What you are asked to do: Please give the data below again in full, exactly as it stands.

----

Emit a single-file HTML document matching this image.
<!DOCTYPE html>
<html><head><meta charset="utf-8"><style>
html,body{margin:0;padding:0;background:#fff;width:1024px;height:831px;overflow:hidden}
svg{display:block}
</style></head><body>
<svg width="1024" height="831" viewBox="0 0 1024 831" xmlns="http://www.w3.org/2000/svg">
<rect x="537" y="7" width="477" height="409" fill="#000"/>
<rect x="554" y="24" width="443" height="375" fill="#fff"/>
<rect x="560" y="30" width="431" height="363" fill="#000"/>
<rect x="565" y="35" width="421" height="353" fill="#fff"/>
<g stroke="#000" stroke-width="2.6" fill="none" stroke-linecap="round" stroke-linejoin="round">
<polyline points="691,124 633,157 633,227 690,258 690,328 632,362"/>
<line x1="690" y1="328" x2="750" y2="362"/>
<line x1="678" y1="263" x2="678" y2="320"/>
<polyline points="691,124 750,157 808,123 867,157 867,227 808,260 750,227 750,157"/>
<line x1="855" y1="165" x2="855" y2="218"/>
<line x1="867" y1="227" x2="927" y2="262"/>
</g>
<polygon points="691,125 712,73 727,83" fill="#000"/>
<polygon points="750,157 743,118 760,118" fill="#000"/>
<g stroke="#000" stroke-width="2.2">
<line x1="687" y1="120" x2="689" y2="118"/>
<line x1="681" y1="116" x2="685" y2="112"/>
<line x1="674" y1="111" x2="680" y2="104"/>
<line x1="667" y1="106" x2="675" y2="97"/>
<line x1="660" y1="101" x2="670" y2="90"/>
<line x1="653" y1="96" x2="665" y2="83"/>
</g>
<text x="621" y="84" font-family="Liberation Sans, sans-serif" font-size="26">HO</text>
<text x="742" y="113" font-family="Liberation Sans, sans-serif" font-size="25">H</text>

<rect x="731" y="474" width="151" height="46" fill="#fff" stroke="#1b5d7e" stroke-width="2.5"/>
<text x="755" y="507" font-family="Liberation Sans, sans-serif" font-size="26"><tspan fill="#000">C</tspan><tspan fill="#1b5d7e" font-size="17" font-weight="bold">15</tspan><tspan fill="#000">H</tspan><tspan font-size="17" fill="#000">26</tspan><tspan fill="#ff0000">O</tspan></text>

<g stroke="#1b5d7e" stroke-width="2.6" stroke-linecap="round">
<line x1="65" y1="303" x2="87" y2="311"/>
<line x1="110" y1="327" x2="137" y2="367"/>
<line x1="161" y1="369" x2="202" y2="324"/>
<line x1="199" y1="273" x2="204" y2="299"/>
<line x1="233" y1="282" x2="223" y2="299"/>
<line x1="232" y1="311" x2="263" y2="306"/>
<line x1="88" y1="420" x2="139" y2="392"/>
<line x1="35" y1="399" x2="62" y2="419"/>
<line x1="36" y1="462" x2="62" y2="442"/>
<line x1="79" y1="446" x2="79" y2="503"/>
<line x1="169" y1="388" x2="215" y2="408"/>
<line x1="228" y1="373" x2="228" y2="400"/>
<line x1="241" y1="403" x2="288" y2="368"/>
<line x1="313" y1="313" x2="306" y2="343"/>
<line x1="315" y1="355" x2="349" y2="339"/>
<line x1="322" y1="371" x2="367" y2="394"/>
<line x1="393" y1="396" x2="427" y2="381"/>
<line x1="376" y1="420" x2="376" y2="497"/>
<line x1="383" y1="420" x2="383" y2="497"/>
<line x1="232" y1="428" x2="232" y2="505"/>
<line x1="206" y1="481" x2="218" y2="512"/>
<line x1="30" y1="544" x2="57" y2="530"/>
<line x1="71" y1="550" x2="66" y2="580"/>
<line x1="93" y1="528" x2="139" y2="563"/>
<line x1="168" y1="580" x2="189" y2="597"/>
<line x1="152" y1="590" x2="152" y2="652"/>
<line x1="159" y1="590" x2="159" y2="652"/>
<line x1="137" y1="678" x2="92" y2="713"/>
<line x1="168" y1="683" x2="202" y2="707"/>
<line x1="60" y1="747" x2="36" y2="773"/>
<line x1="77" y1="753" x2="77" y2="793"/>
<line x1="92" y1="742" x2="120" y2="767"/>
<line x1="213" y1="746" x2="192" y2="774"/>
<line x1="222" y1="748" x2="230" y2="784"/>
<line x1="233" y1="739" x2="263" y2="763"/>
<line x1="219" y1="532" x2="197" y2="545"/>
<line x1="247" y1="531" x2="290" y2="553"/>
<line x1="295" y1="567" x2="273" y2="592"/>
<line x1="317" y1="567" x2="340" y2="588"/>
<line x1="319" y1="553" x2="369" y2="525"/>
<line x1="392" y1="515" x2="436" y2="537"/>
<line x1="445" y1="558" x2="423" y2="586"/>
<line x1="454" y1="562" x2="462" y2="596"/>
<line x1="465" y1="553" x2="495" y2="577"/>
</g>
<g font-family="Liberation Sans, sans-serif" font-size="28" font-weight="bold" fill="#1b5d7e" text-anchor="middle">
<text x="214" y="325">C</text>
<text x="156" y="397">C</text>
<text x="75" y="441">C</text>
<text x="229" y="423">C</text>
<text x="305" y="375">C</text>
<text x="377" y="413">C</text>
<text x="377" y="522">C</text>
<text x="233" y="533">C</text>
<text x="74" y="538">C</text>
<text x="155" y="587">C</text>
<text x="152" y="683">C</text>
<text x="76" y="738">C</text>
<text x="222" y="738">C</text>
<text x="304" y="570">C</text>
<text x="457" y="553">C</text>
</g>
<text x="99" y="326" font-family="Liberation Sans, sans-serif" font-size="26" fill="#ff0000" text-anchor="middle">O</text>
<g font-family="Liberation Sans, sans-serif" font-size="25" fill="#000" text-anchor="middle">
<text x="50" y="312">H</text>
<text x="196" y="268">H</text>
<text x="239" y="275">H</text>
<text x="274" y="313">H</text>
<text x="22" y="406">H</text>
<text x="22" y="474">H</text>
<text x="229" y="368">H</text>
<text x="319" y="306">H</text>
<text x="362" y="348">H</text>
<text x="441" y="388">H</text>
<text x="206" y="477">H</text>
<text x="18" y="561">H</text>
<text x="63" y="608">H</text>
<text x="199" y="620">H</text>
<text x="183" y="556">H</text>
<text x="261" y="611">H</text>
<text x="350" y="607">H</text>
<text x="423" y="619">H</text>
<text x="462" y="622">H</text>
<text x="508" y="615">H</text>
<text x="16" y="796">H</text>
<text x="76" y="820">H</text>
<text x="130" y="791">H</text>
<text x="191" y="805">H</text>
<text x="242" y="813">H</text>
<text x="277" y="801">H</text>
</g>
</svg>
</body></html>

----

The reply:
Emit a single-file HTML document matching this image.
<!DOCTYPE html>
<html><head><meta charset="utf-8"><style>
html,body{margin:0;padding:0;background:#fff;width:1024px;height:831px;overflow:hidden}
svg{display:block}
</style></head><body>
<svg width="1024" height="831" viewBox="0 0 1024 831" xmlns="http://www.w3.org/2000/svg">
<rect x="537" y="7" width="477" height="409" fill="#000"/>
<rect x="554" y="24" width="443" height="375" fill="#fff"/>
<rect x="560" y="30" width="431" height="363" fill="#000"/>
<rect x="565" y="35" width="421" height="353" fill="#fff"/>
<g stroke="#000" stroke-width="2.6" fill="none" stroke-linecap="round" stroke-linejoin="round">
<polyline points="691,124 633,157 633,227 690,258 690,328 632,362"/>
<line x1="690" y1="328" x2="750" y2="362"/>
<line x1="678" y1="263" x2="678" y2="320"/>
<polyline points="691,124 750,157 808,123 867,157 867,227 808,260 750,227 750,157"/>
<line x1="855" y1="165" x2="855" y2="218"/>
<line x1="867" y1="227" x2="927" y2="262"/>
</g>
<polygon points="691,125 712,73 727,83" fill="#000"/>
<polygon points="750,157 743,118 760,118" fill="#000"/>
<g stroke="#000" stroke-width="2.2">
<line x1="687" y1="120" x2="689" y2="118"/>
<line x1="681" y1="116" x2="685" y2="112"/>
<line x1="674" y1="111" x2="680" y2="104"/>
<line x1="667" y1="106" x2="675" y2="97"/>
<line x1="660" y1="101" x2="670" y2="90"/>
<line x1="653" y1="96" x2="665" y2="83"/>
</g>
<text x="621" y="84" font-family="Liberation Sans, sans-serif" font-size="26">HO</text>
<text x="742" y="113" font-family="Liberation Sans, sans-serif" font-size="25">H</text>

<rect x="731" y="474" width="151" height="46" fill="#fff" stroke="#1b5d7e" stroke-width="2.5"/>
<text x="755" y="507" font-family="Liberation Sans, sans-serif" font-size="26"><tspan fill="#000">C</tspan><tspan fill="#1b5d7e" font-size="17" font-weight="bold">15</tspan><tspan fill="#000">H</tspan><tspan font-size="17" fill="#000">26</tspan><tspan fill="#ff0000">O</tspan></text>

<g stroke="#1b5d7e" stroke-width="2.6" stroke-linecap="round">
<line x1="65" y1="303" x2="87" y2="311"/>
<line x1="110" y1="327" x2="137" y2="367"/>
<line x1="161" y1="369" x2="202" y2="324"/>
<line x1="199" y1="273" x2="204" y2="299"/>
<line x1="233" y1="282" x2="223" y2="299"/>
<line x1="232" y1="311" x2="263" y2="306"/>
<line x1="88" y1="420" x2="139" y2="392"/>
<line x1="35" y1="399" x2="62" y2="419"/>
<line x1="36" y1="462" x2="62" y2="442"/>
<line x1="79" y1="446" x2="79" y2="503"/>
<line x1="169" y1="388" x2="215" y2="408"/>
<line x1="228" y1="373" x2="228" y2="400"/>
<line x1="241" y1="403" x2="288" y2="368"/>
<line x1="313" y1="313" x2="306" y2="343"/>
<line x1="315" y1="355" x2="349" y2="339"/>
<line x1="322" y1="371" x2="367" y2="394"/>
<line x1="393" y1="396" x2="427" y2="381"/>
<line x1="376" y1="420" x2="376" y2="497"/>
<line x1="383" y1="420" x2="383" y2="497"/>
<line x1="232" y1="428" x2="232" y2="505"/>
<line x1="206" y1="481" x2="218" y2="512"/>
<line x1="30" y1="544" x2="57" y2="530"/>
<line x1="71" y1="550" x2="66" y2="580"/>
<line x1="93" y1="528" x2="139" y2="563"/>
<line x1="168" y1="580" x2="189" y2="597"/>
<line x1="152" y1="590" x2="152" y2="652"/>
<line x1="159" y1="590" x2="159" y2="652"/>
<line x1="137" y1="678" x2="92" y2="713"/>
<line x1="168" y1="683" x2="202" y2="707"/>
<line x1="60" y1="747" x2="36" y2="773"/>
<line x1="77" y1="753" x2="77" y2="793"/>
<line x1="92" y1="742" x2="120" y2="767"/>
<line x1="213" y1="746" x2="192" y2="774"/>
<line x1="222" y1="748" x2="230" y2="784"/>
<line x1="233" y1="739" x2="263" y2="763"/>
<line x1="219" y1="532" x2="197" y2="545"/>
<line x1="247" y1="531" x2="290" y2="553"/>
<line x1="295" y1="567" x2="273" y2="592"/>
<line x1="317" y1="567" x2="340" y2="588"/>
<line x1="319" y1="553" x2="369" y2="525"/>
<line x1="392" y1="515" x2="436" y2="537"/>
<line x1="445" y1="558" x2="423" y2="586"/>
<line x1="454" y1="562" x2="462" y2="596"/>
<line x1="465" y1="553" x2="495" y2="577"/>
</g>
<g font-family="Liberation Sans, sans-serif" font-size="28" font-weight="bold" fill="#1b5d7e" text-anchor="middle">
<text x="214" y="325">C</text>
<text x="156" y="397">C</text>
<text x="75" y="441">C</text>
<text x="229" y="423">C</text>
<text x="305" y="375">C</text>
<text x="377" y="413">C</text>
<text x="377" y="522">C</text>
<text x="233" y="533">C</text>
<text x="74" y="538">C</text>
<text x="155" y="587">C</text>
<text x="152" y="683">C</text>
<text x="76" y="738">C</text>
<text x="222" y="738">C</text>
<text x="304" y="570">C</text>
<text x="457" y="553">C</text>
</g>
<text x="99" y="326" font-family="Liberation Sans, sans-serif" font-size="26" fill="#ff0000" text-anchor="middle">O</text>
<g font-family="Liberation Sans, sans-serif" font-size="25" fill="#000" text-anchor="middle">
<text x="50" y="312">H</text>
<text x="196" y="268">H</text>
<text x="239" y="275">H</text>
<text x="274" y="313">H</text>
<text x="22" y="406">H</text>
<text x="22" y="474">H</text>
<text x="229" y="368">H</text>
<text x="319" y="306">H</text>
<text x="362" y="348">H</text>
<text x="441" y="388">H</text>
<text x="206" y="477">H</text>
<text x="18" y="561">H</text>
<text x="63" y="608">H</text>
<text x="199" y="620">H</text>
<text x="183" y="556">H</text>
<text x="261" y="611">H</text>
<text x="350" y="607">H</text>
<text x="423" y="619">H</text>
<text x="462" y="622">H</text>
<text x="508" y="615">H</text>
<text x="16" y="796">H</text>
<text x="76" y="820">H</text>
<text x="130" y="791">H</text>
<text x="191" y="805">H</text>
<text x="242" y="813">H</text>
<text x="277" y="801">H</text>
</g>
</svg>
</body></html>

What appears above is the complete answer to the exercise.